INGREDIENTS
- ¾ cup cane sugar
- ½ cup coconut oil, melted and cooled
- 2 eggs
- 1 tsp vanilla
- 2 tbsp lemon juice
- 1 tsp lemon zest
- 1 ¾ cup almond flour
- ½ cup tapioca flour
- ¼ cup Great Lakes Lemon Lime Collagen Hydrolysate
- 1 tsp baking powder
- ¼ tsp salt
- 2 tbsp poppy seeds
DIRECTIONS
- Heat oven to 375 degrees and prepare an 8 or 9 inch square baking dish by lining with parchment paper and leaving a short overhang over the edges.
- In the bowl of a stand mixer, or in a large bowl if mixing by hand, beat together the cane sugar, coconut oil, eggs, and vanilla together until light and creamy.
- Scrape down the sides of the bowl, add the lemon juice and zest and mix until just fully incorporated.

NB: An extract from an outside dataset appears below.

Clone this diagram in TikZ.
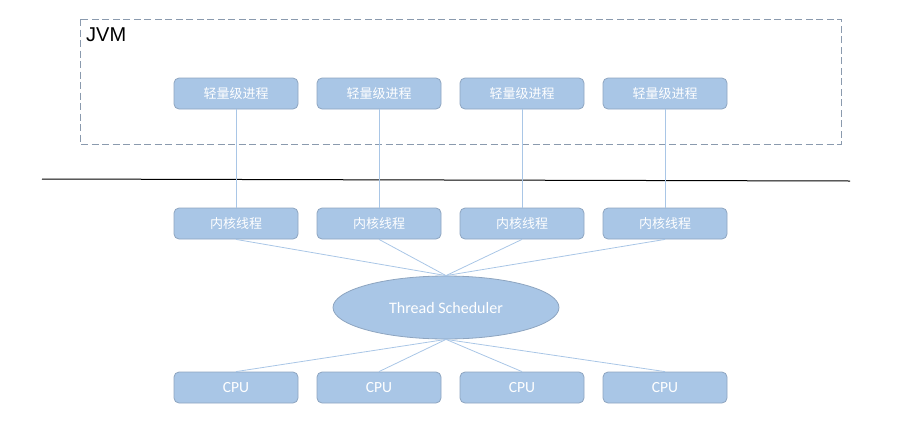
\documentclass[tikz,border=0pt]{standalone}
\usepackage{fontspec}
\setmainfont{Carlito}
\newfontfamily\cjk{Noto Sans CJK SC}
\newfontfamily\jvmfont{Liberation Sans}
\usetikzlibrary{shapes.geometric}
\definecolor{boxfill}{HTML}{A9C6E6}
\definecolor{boxline}{HTML}{8EA5C0}
\definecolor{linkline}{HTML}{A9C6E6}
\definecolor{dashline}{HTML}{8A9AAE}
\begin{document}
\begin{tikzpicture}[x=1pt,y=-1pt,
           box_style/.style={rectangle,rounded corners=5pt,draw=boxline,fill=boxfill,line width=0.8pt,
             minimum width=124pt,minimum height=31pt,inner sep=0pt,text=white,font=\fontsize{13}{15}\selectfont},
           cpu_style/.style={box_style,font=\fontsize{15.5}{17}\selectfont},
           sched_style/.style={ellipse,draw=boxline,fill=boxfill,line width=0.8pt,
             minimum width=226pt,minimum height=63pt,inner sep=0pt,text=white,font=\fontsize{16}{18}\selectfont},
           edge_style/.style={draw=linkline,line width=0.8pt}]
            \useasboundingbox (0,0) rectangle (911,421);
            % JVM frame
            \draw[dashline,dash pattern=on 7pt off 3.5pt,line width=0.8pt] (80,19) rectangle (841,144);
            \node[anchor=north west,inner sep=0pt,font=\jvmfont\fontsize{20}{22}\selectfont] (jvm) at (86,28) {JVM};
            \draw[black,line width=1pt] (42,179) -- (850,181);
            \node[box_style] (p0) at (236, 93.5)  {\cjk 轻量级进程};
            \node[box_style] (p1) at (379, 93.5)  {\cjk 轻量级进程};
            \node[box_style] (p2) at (522, 93.5)  {\cjk 轻量级进程};
            \node[box_style] (p3) at (665, 93.5)  {\cjk 轻量级进程};
            \node[box_style] (k0) at (236, 223.5)  {\cjk 内核线程};
            \node[box_style] (k1) at (379, 223.5)  {\cjk 内核线程};
            \node[box_style] (k2) at (522, 223.5)  {\cjk 内核线程};
            \node[box_style] (k3) at (665, 223.5)  {\cjk 内核线程};
            \node[sched_style] (ts) at (446, 307.5)  {Thread Scheduler};
            \node[cpu_style] (c0) at (236, 387.5)  {CPU};
            \node[cpu_style] (c1) at (379, 387.5)  {CPU};
            \node[cpu_style] (c2) at (522, 387.5)  {CPU};
            \node[cpu_style] (c3) at (665, 387.5)  {CPU};
            \draw[edge_style]  (p0) edge (k0);
            \draw[edge_style]  (p1) edge (k1);
            \draw[edge_style]  (p2) edge (k2);
            \draw[edge_style]  (p3) edge (k3);
            \draw[edge_style]  (k0.south) edge (ts.north);
            \draw[edge_style]  (k1.south) edge (ts.north);
            \draw[edge_style]  (k2.south) edge (ts.north);
            \draw[edge_style]  (k3.south) edge (ts.north);
            \draw[edge_style]  (ts.south) edge (c0.north);
            \draw[edge_style]  (ts.south) edge (c1.north);
            \draw[edge_style]  (ts.south) edge (c2.north);
            \draw[edge_style]  (ts.south) edge (c3.north);
        \end{tikzpicture}
\end{document}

- Add in all the dry ingredients, except the poppy seeds, to the wet mixture and stir until just combined. Scraping down the sides of the bowl once more if necessary.
- Stir in the poppy seeds.
- Pour the batter out into the prepared baking dish and spread to the edges to form one even layer.
- Bake in the oven for 18-22 minutes or until top is puffed slightly and golden brown all over.
- Remove from oven and let rest in baking dish for at least 5 minutes before transferring to a wire rack to cool completely. Then slice and enjoy!